What needs to be done:
Transcribe every line exactly and omit anything that is a picture.
# START OF Source material
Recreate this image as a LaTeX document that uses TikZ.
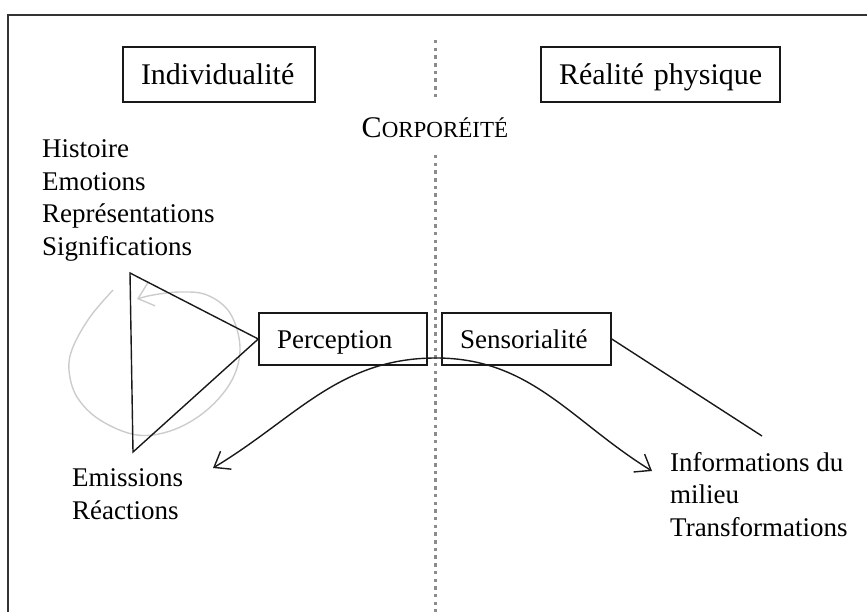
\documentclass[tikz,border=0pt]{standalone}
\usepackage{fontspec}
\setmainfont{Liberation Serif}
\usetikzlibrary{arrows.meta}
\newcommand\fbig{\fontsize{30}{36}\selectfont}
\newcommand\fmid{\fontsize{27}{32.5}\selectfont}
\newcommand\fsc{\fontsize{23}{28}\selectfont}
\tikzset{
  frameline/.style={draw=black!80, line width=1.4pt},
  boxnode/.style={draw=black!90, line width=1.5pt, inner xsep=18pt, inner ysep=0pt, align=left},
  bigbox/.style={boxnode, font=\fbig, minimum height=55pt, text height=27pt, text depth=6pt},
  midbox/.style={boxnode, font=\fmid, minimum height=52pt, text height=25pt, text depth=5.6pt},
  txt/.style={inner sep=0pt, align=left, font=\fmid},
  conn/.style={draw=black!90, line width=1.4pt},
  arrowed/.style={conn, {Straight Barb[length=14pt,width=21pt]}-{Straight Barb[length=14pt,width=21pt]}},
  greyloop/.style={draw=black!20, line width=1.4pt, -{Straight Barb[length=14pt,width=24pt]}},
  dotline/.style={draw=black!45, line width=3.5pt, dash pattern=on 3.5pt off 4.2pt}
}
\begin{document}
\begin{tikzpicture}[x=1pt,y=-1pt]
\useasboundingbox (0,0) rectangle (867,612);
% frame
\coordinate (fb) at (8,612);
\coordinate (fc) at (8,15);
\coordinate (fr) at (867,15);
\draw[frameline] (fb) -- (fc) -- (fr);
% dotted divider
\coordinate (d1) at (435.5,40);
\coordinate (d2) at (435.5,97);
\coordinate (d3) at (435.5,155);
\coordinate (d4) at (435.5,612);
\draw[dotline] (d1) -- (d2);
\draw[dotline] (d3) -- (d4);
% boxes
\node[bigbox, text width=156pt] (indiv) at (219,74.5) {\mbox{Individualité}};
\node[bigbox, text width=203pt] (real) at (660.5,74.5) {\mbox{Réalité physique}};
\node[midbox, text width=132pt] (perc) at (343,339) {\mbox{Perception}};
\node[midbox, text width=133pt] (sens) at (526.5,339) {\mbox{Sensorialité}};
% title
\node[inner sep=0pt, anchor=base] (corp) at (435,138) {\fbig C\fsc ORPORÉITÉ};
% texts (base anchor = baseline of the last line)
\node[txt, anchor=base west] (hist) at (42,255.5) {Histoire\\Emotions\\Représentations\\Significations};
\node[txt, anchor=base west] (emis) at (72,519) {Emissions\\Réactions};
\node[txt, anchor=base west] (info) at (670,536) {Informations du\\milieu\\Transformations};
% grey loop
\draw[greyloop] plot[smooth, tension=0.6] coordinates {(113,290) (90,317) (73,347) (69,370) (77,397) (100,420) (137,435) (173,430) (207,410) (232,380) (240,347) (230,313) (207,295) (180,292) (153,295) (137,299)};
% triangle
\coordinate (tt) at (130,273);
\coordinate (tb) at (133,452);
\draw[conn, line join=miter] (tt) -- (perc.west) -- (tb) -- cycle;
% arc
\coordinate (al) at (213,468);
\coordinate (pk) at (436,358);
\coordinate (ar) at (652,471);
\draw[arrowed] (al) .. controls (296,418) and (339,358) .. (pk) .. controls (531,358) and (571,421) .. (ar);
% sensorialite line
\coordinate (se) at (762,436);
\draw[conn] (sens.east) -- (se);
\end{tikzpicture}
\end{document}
# END OF Source material
Answer to this exercise:
Recreate this image as a LaTeX document that uses TikZ.
\documentclass[tikz,border=0pt]{standalone}
\usepackage{fontspec}
\setmainfont{Liberation Serif}
\usetikzlibrary{arrows.meta}
\newcommand\fbig{\fontsize{30}{36}\selectfont}
\newcommand\fmid{\fontsize{27}{32.5}\selectfont}
\newcommand\fsc{\fontsize{23}{28}\selectfont}
\tikzset{
  frameline/.style={draw=black!80, line width=1.4pt},
  boxnode/.style={draw=black!90, line width=1.5pt, inner xsep=18pt, inner ysep=0pt, align=left},
  bigbox/.style={boxnode, font=\fbig, minimum height=55pt, text height=27pt, text depth=6pt},
  midbox/.style={boxnode, font=\fmid, minimum height=52pt, text height=25pt, text depth=5.6pt},
  txt/.style={inner sep=0pt, align=left, font=\fmid},
  conn/.style={draw=black!90, line width=1.4pt},
  arrowed/.style={conn, {Straight Barb[length=14pt,width=21pt]}-{Straight Barb[length=14pt,width=21pt]}},
  greyloop/.style={draw=black!20, line width=1.4pt, -{Straight Barb[length=14pt,width=24pt]}},
  dotline/.style={draw=black!45, line width=3.5pt, dash pattern=on 3.5pt off 4.2pt}
}
\begin{document}
\begin{tikzpicture}[x=1pt,y=-1pt]
\useasboundingbox (0,0) rectangle (867,612);
% frame
\coordinate (fb) at (8,612);
\coordinate (fc) at (8,15);
\coordinate (fr) at (867,15);
\draw[frameline] (fb) -- (fc) -- (fr);
% dotted divider
\coordinate (d1) at (435.5,40);
\coordinate (d2) at (435.5,97);
\coordinate (d3) at (435.5,155);
\coordinate (d4) at (435.5,612);
\draw[dotline] (d1) -- (d2);
\draw[dotline] (d3) -- (d4);
% boxes
\node[bigbox, text width=156pt] (indiv) at (219,74.5) {\mbox{Individualité}};
\node[bigbox, text width=203pt] (real) at (660.5,74.5) {\mbox{Réalité physique}};
\node[midbox, text width=132pt] (perc) at (343,339) {\mbox{Perception}};
\node[midbox, text width=133pt] (sens) at (526.5,339) {\mbox{Sensorialité}};
% title
\node[inner sep=0pt, anchor=base] (corp) at (435,138) {\fbig C\fsc ORPORÉITÉ};
% texts (base anchor = baseline of the last line)
\node[txt, anchor=base west] (hist) at (42,255.5) {Histoire\\Emotions\\Représentations\\Significations};
\node[txt, anchor=base west] (emis) at (72,519) {Emissions\\Réactions};
\node[txt, anchor=base west] (info) at (670,536) {Informations du\\milieu\\Transformations};
% grey loop
\draw[greyloop] plot[smooth, tension=0.6] coordinates {(113,290) (90,317) (73,347) (69,370) (77,397) (100,420) (137,435) (173,430) (207,410) (232,380) (240,347) (230,313) (207,295) (180,292) (153,295) (137,299)};
% triangle
\coordinate (tt) at (130,273);
\coordinate (tb) at (133,452);
\draw[conn, line join=miter] (tt) -- (perc.west) -- (tb) -- cycle;
% arc
\coordinate (al) at (213,468);
\coordinate (pk) at (436,358);
\coordinate (ar) at (652,471);
\draw[arrowed] (al) .. controls (296,418) and (339,358) .. (pk) .. controls (531,358) and (571,421) .. (ar);
% sensorialite line
\coordinate (se) at (762,436);
\draw[conn] (sens.east) -- (se);
\end{tikzpicture}
\end{document}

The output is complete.